Mistakes That Quietly Ruin Transitional Rooms

  • Matching furniture sets. A traditional sofa with a matching loveseat and matching armchair instantly kills the balance. Mix silhouettes.
  • Too many patterns. Transitional leans tonal, not patterned. If you use pattern, limit it to one piece — a rug or two throw pillows, never both.
  • Heavy wood tones everywhere. Dark cherry furniture, dark wood floors, and dark wood trim tips the room into pure traditional. Break it up with lighter woods, painted finishes, or metal pieces.
  • Generic “greige” palettes. The beige-grey catch-all of 2017 has aged badly. Warmer, more specific neutrals (plaster, mushroom, clay, warm oat) read much fresher.
  • Decorative clutter. Transitional rooms tolerate less tchotchke than traditional ones. Each surface should hold two or three intentional objects, not a collection.
  • Brown leather armchairs in the wrong context. A tobacco leather armchair can anchor a transitional room beautifully — or make it feel like a dentist’s office. Pair with soft textiles and warm lighting, never with other leather pieces.
  • Ignoring scale. Transitional rooms depend on furniture being the right size for the space. Oversized sofas in small rooms read traditional-crowded. Tiny furniture in large rooms reads unfinished. Measure twice.

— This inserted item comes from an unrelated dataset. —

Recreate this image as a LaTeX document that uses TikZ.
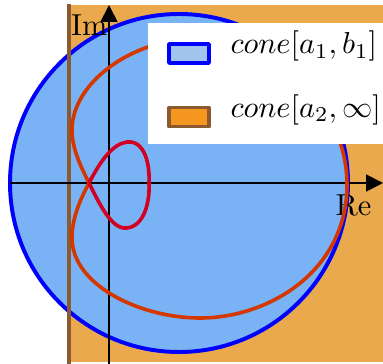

Frequently Asked Questions

What is a transitional style living room?

A transitional living room blends traditional and contemporary design in roughly equal measure. It uses classic furniture silhouettes (roll-arm sofas, wingback chairs, turned-leg tables) stripped of ornament, combined with modern materials, palettes, and lighting. The result feels both familiar and current — never fussy, never sterile.

What’s the difference between transitional and contemporary style?

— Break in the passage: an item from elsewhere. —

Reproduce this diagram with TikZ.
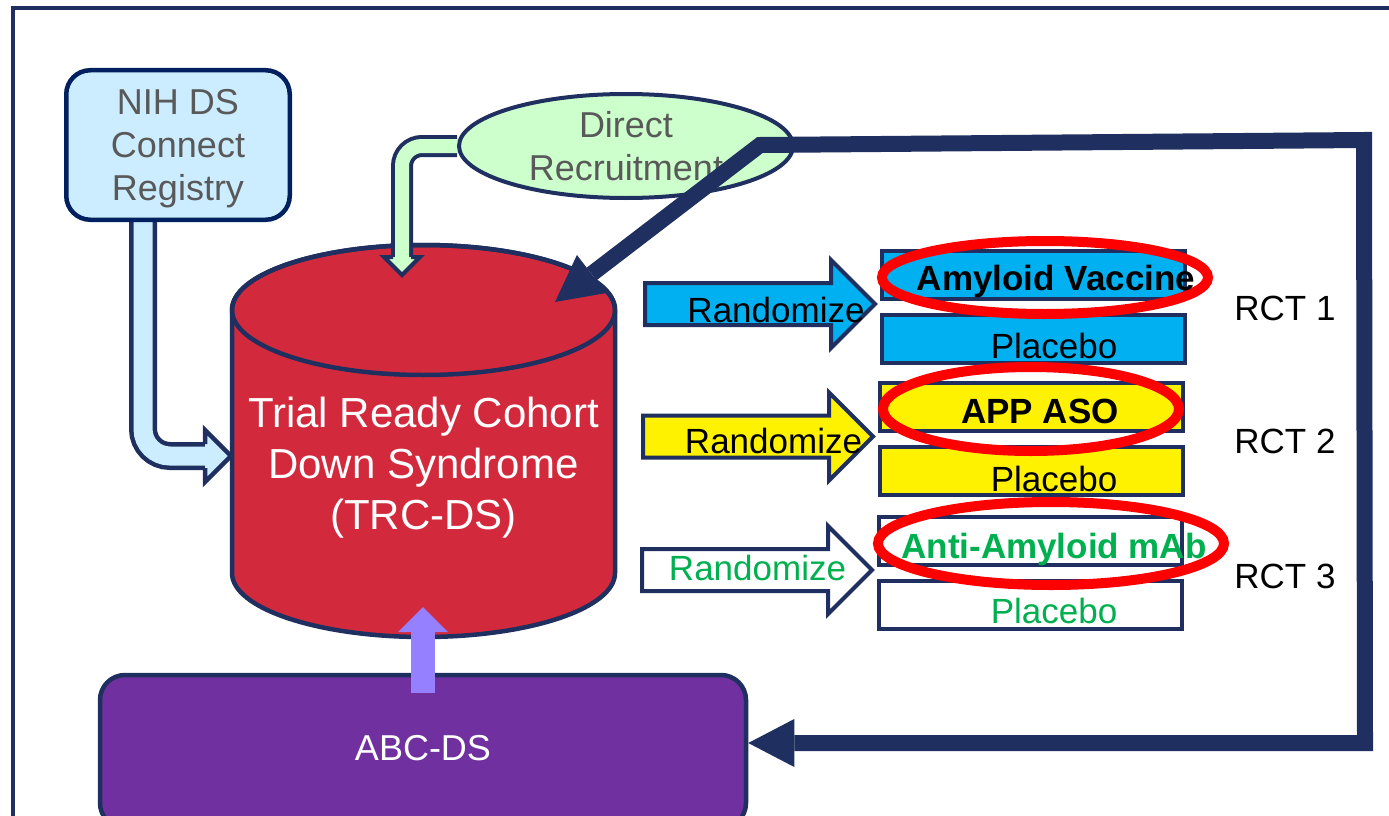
\documentclass[tikz,border=0pt]{standalone}
\usepackage{fontspec}
\setmainfont{Liberation Sans}
\usetikzlibrary{shapes.geometric,shapes.arrows,arrows.meta}
\pgfdeclarelayer{background}
\pgfsetlayers{background,main}

\definecolor{navy}{HTML}{1F3060}
\definecolor{regline}{HTML}{002060}
\definecolor{regblue}{HTML}{CCECFF}
\definecolor{recgreen}{HTML}{CCFFCC}
\definecolor{greytext}{HTML}{595959}
\definecolor{trcred}{HTML}{D22A3C}
\definecolor{abcpurple}{HTML}{7030A0}
\definecolor{uparrow}{HTML}{9580FF}
\definecolor{rctblue}{HTML}{00B0F0}
\definecolor{rctgreen}{HTML}{00B050}

\tikzset{
    txt/.style={font=\fontsize{35}{42}\selectfont, inner sep=0pt, anchor=base},
    btxt/.style={txt, font=\fontsize{35}{42}\selectfont\bfseries},
    armbox/.style={rectangle, draw=navy, line width=4pt, minimum width=303pt, minimum height=48pt, inner sep=0pt},
    randarrow/.style={single arrow, draw=navy, line width=4pt, single arrow head extend=23pt, single arrow tip angle=90, minimum height=230pt, minimum width=84pt, inner xsep=0pt, inner ysep=19pt, anchor=west},
    ring/.style={draw=red, line width=10pt},
}

\begin{document}
\begin{tikzpicture}[x=1pt, y=-1pt]
    \useasboundingbox (0, 0) rectangle (1389, 816);
    \clip (0, 0) rectangle (1389, 816);

    \draw[navy, line width=4.5pt] (1395, 8) -- (13, 8) -- (13, 830);

    \node[rectangle, rounded corners=24pt, draw=regline, fill=regblue, line width=4.5pt, minimum width=223.5pt, minimum height=149.5pt, align=center, text=greytext, font=\fontsize{36}{43}\selectfont, text depth=0pt] (nih) at (178, 145) {NIH DS\\Connect\\Registry};
    \node[ellipse, draw=navy, fill=recgreen, line width=4pt, minimum width=334pt, minimum height=104pt, inner sep=0pt, align=center, text=greytext, font=\fontsize{36}{43}\selectfont] (dr) at (626, 146) {Direct\\Recruitment};

    \coordinate (reghd) at (205, 456);
    \coordinate (drhd) at (402, 257);

    \begin{pgfonlayer}{background}
    \fill[white] (0, 0) rectangle (1389, 816);
    \filldraw[fill=trcred, draw=navy, line width=4.5pt] (232, 310) -- (232, 573) arc[start angle=180, end angle=0, x radius=191.5, y radius=64] -- (615, 310) arc[start angle=0, end angle=-180, x radius=191.5, y radius=65] -- cycle;
    \draw[navy, line width=4.5pt] (423.5, 310) ellipse[x radius=191.5, y radius=65];
    \draw[navy, line width=4.5pt, double=regblue, double distance=19pt, rounded corners=27pt] ([xshift=-35pt]nih.south) |- (reghd);
    \draw[navy, line width=4pt, double=recgreen, double distance=14pt, rounded corners=20pt] (dr.west) -| (drhd);
    \end{pgfonlayer}

    \filldraw[fill=regblue, draw=navy, line width=4.5pt] (reghd) ++(0, -12) -- ++(0, -14) -- ++(26, 26) -- ++(-26, 26) -- ++(0, -14);
    \filldraw[fill=recgreen, draw=navy, line width=4pt] (drhd) ++(-9, 0) -- ++(-9, 0) -- ++(18, 18) -- ++(18, -18) -- ++(-9, 0);

    \node[text=white, align=center, font=\fontsize{42}{51}\selectfont] (trc) at (423.5, 468) {Trial Ready Cohort\\Down Syndrome\\(TRC-DS)};

    \node[rectangle, rounded corners=25pt, draw=navy, fill=abcpurple, line width=4.5pt, minimum width=646pt, minimum height=153pt, text=white, font=\fontsize{36}{43}\selectfont, text depth=8pt] (abc) at (423, 751.5) {ABC-DS};

    \coordinate (cylbot) at (423, 607);
    \draw[uparrow, line width=24pt, -{Triangle[length=25pt, width=50pt, line width=0pt]}] ([yshift=-20pt]abc.north) -- (cylbot);

    \coordinate (cylin) at (555, 302);
    \coordinate (fbbr) at (1365, 743);
    \draw[navy, line width=16pt, {Triangle[length=46pt, width=48pt, line width=0pt]}-{Triangle[length=46pt, width=48pt, line width=0pt]}] (cylin) -- (760, 145) -- (1364, 140) -- (fbbr) -- (fbbr -| abc.east);

    \node[randarrow, fill=rctblue] (arr1) at (643, 304) {};
    \node[randarrow, fill=yellow] (arr2) at (641, 436.5) {};
    \node[randarrow, fill=white] (arr3) at (640, 570) {};
    \node[txt] (rnd1) at (776, 322) {Randomize};
    \node[txt] (rnd2) at (773.5, 453) {Randomize};
    \node[txt, text=rctgreen] (rnd3) at (757.5, 580) {Randomize};

    \node[armbox, fill=rctblue] (vac) at (1033.5, 275) {};
    \node[armbox, fill=rctblue] (pla1) at (1033.5, 339) {};
    \node[armbox, fill=yellow] (aso) at (1031.5, 407) {};
    \node[armbox, fill=yellow] (pla2) at (1031.5, 471) {};
    \node[armbox, fill=white] (mab) at (1030.5, 541) {};
    \node[armbox, fill=white] (pla3) at (1030.5, 604.5) {};

    \draw[ring] (1045, 277.5) ellipse[x radius=163, y radius=36.5];
    \draw[ring] (1031, 409) ellipse[x radius=148, y radius=42];
    \draw[ring] (1051, 543.5) ellipse[x radius=173, y radius=41.5];

    \node[btxt] (vactxt) at (1056, 290) {Amyloid Vaccine};
    \node[txt] (platxt1) at (1054, 358) {Placebo};
    \node[btxt] (asotxt) at (1040, 423) {APP ASO};
    \node[txt] (platxt2) at (1054, 491) {Placebo};
    \node[btxt, text=rctgreen] (mabtxt) at (1054, 558) {Anti-Amyloid mAb};
    \node[txt, text=rctgreen] (platxt3) at (1054, 623) {Placebo};

    \node[txt] (rct1) at (1285, 320) {RCT 1};
    \node[txt] (rct2) at (1285, 453) {RCT 2};
    \node[txt] (rct3) at (1285, 588) {RCT 3};
\end{tikzpicture}
\end{document}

Contemporary style is purely current — clean lines, architectural forms, minimal traditional references. Transitional style deliberately keeps traditional silhouettes and softens them with contemporary palettes and materials. Contemporary skews cooler and cleaner; transitional skews warmer and more layered.

What colors work best for a transitional living room in 2026?

Warm neutrals dominate: plaster, oat, mushroom, clay, soft taupe, warm grey. Accent colors lean deep and grounded — espresso, navy, forest green, cognac. Avoid cool greys, stark whites, and high-contrast schemes, all of which read distinctly 2015–2019.

How do I make my transitional living room feel more modern?

Swap one major piece for a clearly contemporary silhouette — a curved bouclé swivel chair, a sculptural floor lamp, or a large-scale abstract artwork. Switch ceiling lighting to a modern fixture. Remove any heavily patterned textiles and replace with tonal textures.

Is transitional style going out of style?

No — it’s the most enduring interior design direction of the last two decades because it deliberately avoids chasing trends. The specific palettes and pieces update every few years, but the underlying formula (traditional silhouettes + contemporary backdrop) has remained the most popular approach to residential interiors since the early 2000s.

Can I have a transitional living room on a budget?

Absolutely. Transitional style depends more on restraint and balance than on expensive materials. A neutral IKEA or Article sofa, a single vintage or secondhand accent chair, warm lamp lighting, and a few quality textiles (real linen drapery, a good wool rug) will read more transitional than a designer room styled carelessly.

The Takeaway

A transitional style living room isn’t a style you buy off a showroom floor. It’s a formula — traditional silhouettes, contemporary backgrounds, warm neutrals, one clear modern disruption, and enough restraint to let the tension breathe. Get that balance right and the room ages beautifully, welcomes every type of guest, and photographs well in any light.

Buy slower. Mix silhouettes. Keep the palette narrow. Let one modern piece do the heavy lifting. The best transitional living rooms don’t look designed — they look inhabited by someone with taste. That’s the whole goal, and it’s more reachable than most people think.